Tale dinamica inoltre implica lo stabilirsi di una notiziabilità incardinata sul tema, che finisce per assegnare “valore” a fatti minori ma simili o collegati, dando vita a sequenze che mantengono una certa tensione sulla questione aperta - aspetto fortemente stigmatizzato dagli approcci critico-normativi, come nella concettualizzazione dei media loops di Manning (1998). Come già osservato proprio nei loops mediali, entra in gioco la ri-mediazione (cfr. Chadwick 2013), che, come processo di moltiplicazione trans e cross-mediale (attraversando pure i social media), anch'essa espande il volume dell'attenzione e la necessità di interpretazioni.
Inoltre, tali eventi-chiave, come detto, distanziano alcuni media dal legame con la politica, mentre in altri casi costituiscono occasione di un più stretto fiancheggiamento. L'analisi del caso Macerata nella stampa quotidiana (cfr. Bonerba et al. 2019) ha evidenziato chiaramente che l'esplosione dello scontro simbolico (le dichiarazioni e le manifestazioni contrapposte), oltre che naturalmente le vicende giudiziarie, hanno saturato lo spazio di trattazione del tema immigrazione, per poi trascinarlo a livelli più elevati del periodo precedente ai fatti scatenanti. In tale evoluzione vi sono tre configurazioni discorsivo-narrative distinte. Due sono opposte polarmente nello spazio semantico delle narrazioni, quelle dell'ideologia e della policy. Centralmente, a fare da snodo, vi è la configurazione delle storie e delle azioni dei migranti.
Sul fronte ideologico gli schieramenti vengono rappresentati nella loro forza polemica e di opposizione polarizzata, Su tale fronte, partigianeria e advocacy da parte dei media, associate a una messa in scena dello scontro in forma agonistica, svolgono un ruolo di sostegno delle dinamiche politiche, che coinvolgono ampi settori dell'associazionismo civico nel gioco delle reazioni e contro-reazioni, con l'uso di forme di etichettatura reciproca che si consolidano nello scontro di piazza e mediatico.

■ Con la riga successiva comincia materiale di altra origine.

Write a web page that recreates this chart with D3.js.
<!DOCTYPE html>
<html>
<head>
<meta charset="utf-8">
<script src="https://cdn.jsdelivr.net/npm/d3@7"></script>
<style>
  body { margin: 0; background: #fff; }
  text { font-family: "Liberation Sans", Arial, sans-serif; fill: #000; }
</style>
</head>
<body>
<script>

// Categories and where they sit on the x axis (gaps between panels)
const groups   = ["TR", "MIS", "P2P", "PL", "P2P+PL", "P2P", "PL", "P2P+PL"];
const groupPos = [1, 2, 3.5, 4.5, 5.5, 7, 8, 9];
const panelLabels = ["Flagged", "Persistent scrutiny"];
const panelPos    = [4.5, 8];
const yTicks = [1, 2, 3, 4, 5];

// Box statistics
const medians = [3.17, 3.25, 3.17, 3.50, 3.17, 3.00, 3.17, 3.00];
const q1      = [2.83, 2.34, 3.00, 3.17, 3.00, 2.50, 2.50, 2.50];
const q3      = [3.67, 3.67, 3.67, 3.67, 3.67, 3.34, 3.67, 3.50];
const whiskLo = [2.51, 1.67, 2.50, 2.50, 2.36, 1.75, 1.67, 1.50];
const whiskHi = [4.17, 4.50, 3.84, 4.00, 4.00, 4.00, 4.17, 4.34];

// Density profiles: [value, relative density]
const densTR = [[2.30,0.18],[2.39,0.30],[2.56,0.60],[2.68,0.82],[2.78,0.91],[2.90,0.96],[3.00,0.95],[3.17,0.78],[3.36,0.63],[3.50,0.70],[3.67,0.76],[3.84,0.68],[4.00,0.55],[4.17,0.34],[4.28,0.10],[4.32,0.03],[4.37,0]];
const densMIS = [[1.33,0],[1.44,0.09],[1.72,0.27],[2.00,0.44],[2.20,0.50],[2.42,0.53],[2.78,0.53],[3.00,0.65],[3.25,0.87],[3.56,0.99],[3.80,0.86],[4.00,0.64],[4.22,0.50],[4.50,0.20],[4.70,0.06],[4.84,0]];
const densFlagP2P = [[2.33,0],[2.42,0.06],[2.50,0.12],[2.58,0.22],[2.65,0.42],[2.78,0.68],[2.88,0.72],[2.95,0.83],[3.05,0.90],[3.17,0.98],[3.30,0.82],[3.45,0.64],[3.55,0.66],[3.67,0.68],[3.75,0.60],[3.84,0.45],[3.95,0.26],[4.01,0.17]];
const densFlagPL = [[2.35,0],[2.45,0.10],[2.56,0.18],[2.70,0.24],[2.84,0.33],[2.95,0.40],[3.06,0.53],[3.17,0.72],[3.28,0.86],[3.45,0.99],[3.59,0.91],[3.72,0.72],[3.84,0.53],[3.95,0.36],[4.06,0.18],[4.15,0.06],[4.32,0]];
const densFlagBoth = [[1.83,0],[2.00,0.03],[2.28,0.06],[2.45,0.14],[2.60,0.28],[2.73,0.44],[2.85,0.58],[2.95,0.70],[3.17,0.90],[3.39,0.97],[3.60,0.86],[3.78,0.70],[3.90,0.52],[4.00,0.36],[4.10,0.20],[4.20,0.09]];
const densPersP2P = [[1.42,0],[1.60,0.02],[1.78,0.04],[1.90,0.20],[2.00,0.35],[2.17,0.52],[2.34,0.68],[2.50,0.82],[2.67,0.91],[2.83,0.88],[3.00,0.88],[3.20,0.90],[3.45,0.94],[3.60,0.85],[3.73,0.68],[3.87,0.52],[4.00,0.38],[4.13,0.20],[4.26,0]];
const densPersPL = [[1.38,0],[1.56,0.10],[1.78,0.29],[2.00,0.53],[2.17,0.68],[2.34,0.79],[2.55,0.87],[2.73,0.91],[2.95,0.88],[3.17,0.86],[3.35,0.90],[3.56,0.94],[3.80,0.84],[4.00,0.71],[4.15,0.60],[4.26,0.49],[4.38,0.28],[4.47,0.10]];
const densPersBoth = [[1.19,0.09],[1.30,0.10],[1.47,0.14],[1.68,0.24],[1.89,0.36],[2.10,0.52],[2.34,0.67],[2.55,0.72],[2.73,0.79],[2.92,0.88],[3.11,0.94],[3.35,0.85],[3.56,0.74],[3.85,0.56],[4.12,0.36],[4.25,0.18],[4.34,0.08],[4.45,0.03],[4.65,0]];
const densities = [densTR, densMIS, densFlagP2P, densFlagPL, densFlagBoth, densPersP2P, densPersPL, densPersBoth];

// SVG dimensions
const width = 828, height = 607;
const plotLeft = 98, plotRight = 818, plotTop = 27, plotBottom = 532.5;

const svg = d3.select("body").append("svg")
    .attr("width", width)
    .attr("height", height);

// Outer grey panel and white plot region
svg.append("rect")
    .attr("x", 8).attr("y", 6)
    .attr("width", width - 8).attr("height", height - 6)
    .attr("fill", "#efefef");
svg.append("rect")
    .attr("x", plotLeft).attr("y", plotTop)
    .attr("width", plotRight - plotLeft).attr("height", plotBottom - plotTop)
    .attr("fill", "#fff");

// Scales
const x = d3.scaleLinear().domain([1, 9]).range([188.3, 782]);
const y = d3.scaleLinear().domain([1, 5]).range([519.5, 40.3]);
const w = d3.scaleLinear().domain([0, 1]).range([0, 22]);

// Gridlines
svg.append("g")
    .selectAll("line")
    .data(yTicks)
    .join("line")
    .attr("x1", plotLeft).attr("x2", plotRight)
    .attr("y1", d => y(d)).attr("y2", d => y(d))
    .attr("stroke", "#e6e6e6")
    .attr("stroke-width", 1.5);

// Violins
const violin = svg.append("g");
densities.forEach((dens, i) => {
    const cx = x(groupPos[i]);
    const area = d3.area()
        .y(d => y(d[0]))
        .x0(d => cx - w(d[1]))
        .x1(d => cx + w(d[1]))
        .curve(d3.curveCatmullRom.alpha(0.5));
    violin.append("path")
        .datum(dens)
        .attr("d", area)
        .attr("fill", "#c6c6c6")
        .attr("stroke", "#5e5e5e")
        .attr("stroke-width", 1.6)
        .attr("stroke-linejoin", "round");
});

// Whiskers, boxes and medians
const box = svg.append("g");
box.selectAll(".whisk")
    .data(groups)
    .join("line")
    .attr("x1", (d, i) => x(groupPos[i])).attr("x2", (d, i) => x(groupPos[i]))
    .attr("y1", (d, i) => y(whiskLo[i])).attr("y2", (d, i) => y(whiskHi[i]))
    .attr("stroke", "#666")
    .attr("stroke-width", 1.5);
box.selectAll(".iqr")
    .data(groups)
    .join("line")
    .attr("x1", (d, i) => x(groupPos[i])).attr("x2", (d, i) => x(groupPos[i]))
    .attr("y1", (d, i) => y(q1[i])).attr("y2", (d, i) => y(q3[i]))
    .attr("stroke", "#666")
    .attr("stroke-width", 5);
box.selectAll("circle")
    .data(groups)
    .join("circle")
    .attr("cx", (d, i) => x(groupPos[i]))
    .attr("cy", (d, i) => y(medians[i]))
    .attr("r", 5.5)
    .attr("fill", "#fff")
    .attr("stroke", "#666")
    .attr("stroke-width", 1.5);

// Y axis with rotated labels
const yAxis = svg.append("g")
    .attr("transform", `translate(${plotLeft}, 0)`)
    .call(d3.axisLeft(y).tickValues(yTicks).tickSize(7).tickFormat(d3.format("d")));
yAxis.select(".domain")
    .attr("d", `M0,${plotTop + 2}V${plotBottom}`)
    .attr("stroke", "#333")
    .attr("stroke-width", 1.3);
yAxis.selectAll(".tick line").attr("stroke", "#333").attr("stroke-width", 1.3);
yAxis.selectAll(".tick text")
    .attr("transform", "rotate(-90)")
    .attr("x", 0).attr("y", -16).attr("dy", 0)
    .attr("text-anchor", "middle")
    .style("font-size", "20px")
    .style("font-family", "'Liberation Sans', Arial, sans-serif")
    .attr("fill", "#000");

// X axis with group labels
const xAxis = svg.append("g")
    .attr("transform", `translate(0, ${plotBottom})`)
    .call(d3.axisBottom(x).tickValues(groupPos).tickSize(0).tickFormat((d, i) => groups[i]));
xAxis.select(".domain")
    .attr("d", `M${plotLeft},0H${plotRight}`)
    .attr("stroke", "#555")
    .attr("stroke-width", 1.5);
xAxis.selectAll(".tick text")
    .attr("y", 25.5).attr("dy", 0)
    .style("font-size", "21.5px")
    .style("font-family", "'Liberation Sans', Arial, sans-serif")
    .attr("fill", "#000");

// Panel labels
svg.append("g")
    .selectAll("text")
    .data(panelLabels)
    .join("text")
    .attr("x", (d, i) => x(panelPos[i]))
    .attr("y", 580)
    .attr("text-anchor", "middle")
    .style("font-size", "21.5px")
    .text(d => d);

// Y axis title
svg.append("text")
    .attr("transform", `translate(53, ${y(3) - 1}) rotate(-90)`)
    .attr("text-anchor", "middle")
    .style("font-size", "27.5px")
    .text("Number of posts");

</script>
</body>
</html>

Sul fronte del dibattito sulla gestione, il discorso/narrazione si basa sulla proiezione del problema nelle relazioni internazionali e sulle tematiche domestiche dell'accoglienza (strutture, servizi, costi), tematizzando le criticità del governo dell'immigrazione ai vari livelli. Queste sono le conseguenze “dibattimentali” dell'evento straordinario.

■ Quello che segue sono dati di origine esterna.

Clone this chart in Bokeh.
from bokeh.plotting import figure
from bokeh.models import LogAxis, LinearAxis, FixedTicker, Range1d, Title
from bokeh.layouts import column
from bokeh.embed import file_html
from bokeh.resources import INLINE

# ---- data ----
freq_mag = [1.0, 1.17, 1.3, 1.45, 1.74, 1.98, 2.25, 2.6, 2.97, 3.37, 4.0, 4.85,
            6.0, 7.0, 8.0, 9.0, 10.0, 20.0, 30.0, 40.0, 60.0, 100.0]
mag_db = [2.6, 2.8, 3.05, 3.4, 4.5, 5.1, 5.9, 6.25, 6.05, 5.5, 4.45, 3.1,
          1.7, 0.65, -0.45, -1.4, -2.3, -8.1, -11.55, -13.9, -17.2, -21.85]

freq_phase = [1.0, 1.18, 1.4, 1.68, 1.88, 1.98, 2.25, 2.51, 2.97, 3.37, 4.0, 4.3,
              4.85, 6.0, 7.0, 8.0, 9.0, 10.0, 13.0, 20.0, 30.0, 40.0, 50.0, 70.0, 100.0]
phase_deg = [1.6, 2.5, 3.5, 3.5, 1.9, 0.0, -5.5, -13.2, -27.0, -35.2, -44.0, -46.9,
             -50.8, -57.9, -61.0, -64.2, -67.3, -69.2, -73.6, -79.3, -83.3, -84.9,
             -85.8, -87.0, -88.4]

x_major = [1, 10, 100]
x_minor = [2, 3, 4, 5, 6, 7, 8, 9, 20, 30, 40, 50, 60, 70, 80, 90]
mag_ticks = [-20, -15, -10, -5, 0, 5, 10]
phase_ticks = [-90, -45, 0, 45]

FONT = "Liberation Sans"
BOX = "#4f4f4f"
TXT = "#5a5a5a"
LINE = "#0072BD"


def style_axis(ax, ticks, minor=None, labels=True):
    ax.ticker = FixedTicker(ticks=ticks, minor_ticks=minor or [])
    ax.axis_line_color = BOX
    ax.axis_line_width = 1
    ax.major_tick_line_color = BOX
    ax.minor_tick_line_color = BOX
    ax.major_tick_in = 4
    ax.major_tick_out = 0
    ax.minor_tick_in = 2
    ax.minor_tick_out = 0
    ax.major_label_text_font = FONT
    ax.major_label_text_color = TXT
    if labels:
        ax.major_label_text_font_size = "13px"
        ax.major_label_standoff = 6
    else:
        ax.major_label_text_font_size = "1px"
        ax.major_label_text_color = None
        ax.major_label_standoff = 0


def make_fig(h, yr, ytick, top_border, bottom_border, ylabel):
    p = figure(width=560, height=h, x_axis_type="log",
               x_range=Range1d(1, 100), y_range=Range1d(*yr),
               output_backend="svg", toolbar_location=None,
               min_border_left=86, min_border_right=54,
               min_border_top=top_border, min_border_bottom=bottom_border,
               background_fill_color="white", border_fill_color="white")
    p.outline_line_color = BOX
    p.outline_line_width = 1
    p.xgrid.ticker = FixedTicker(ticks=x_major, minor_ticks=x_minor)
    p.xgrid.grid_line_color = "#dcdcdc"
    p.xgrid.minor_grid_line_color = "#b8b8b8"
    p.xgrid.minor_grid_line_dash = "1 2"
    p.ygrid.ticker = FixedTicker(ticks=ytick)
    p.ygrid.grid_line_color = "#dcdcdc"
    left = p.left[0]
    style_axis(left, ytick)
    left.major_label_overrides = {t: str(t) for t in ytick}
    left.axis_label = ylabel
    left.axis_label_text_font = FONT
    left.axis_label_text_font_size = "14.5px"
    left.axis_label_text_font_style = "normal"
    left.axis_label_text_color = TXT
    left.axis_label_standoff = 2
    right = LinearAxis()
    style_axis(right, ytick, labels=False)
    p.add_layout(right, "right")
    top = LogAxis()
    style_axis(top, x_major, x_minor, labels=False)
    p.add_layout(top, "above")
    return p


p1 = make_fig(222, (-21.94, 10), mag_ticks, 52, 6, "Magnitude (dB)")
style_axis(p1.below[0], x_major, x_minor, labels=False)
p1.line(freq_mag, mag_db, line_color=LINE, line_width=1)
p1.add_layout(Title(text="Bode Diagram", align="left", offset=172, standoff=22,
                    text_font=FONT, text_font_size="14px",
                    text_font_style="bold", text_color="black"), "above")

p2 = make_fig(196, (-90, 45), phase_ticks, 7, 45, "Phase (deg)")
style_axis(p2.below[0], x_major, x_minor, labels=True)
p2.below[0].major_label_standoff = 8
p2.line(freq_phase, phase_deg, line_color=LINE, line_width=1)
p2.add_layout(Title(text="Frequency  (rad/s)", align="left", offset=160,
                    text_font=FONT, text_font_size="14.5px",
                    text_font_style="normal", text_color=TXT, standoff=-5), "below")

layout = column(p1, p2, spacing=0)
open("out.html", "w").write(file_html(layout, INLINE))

L'analisi mostra un'ulteriore porzione dello spazio narrativo-discorsivo, che propone l'uso dell'evento da parte dei mezzi d'informazione improntato all'accountability dell'azione politica. I cluster centrali e tra loro vicini indicano che la contesa elettorale è stata associata alle storie dei migranti e al pulviscolo disperso delle vicende di “turbolenza” con protagonisti i profughi e gli altri migranti. Sembra qui di riscontrare l'accompagnamento tipicamente cronachistico della contesa politico-elettorale, mentre siamo di fronte ad un sistema di connessioni tematiche che sottolineano e ribadiscono le difficoltà di gestione dell'immigrazione.
La narrazione giornalistica, pertanto, mette in scena il conflitto simbolico-valoriale, ma lo contestualizza o anche lo controbilancia con il racconto del critico inserimento dei profughi e della problematicità delle politiche di accoglienza-inserimento, della loro sospensione nella contingenza. Il che riconduce la gestione narrativa dell'evento al frame del management e più ampiamente a quello dell'emergenza irrisolta. Ciò conferma che le crisi migratorie riconfigurano i rapporti media/politica, accentuando in larghi settori dell'informazione l'atteggiamento e la strategia di vigilanza critica, anche utilizzando - pragmaticamente o responsabilmente - la terzietà come strumento di legittimazione e di influenza.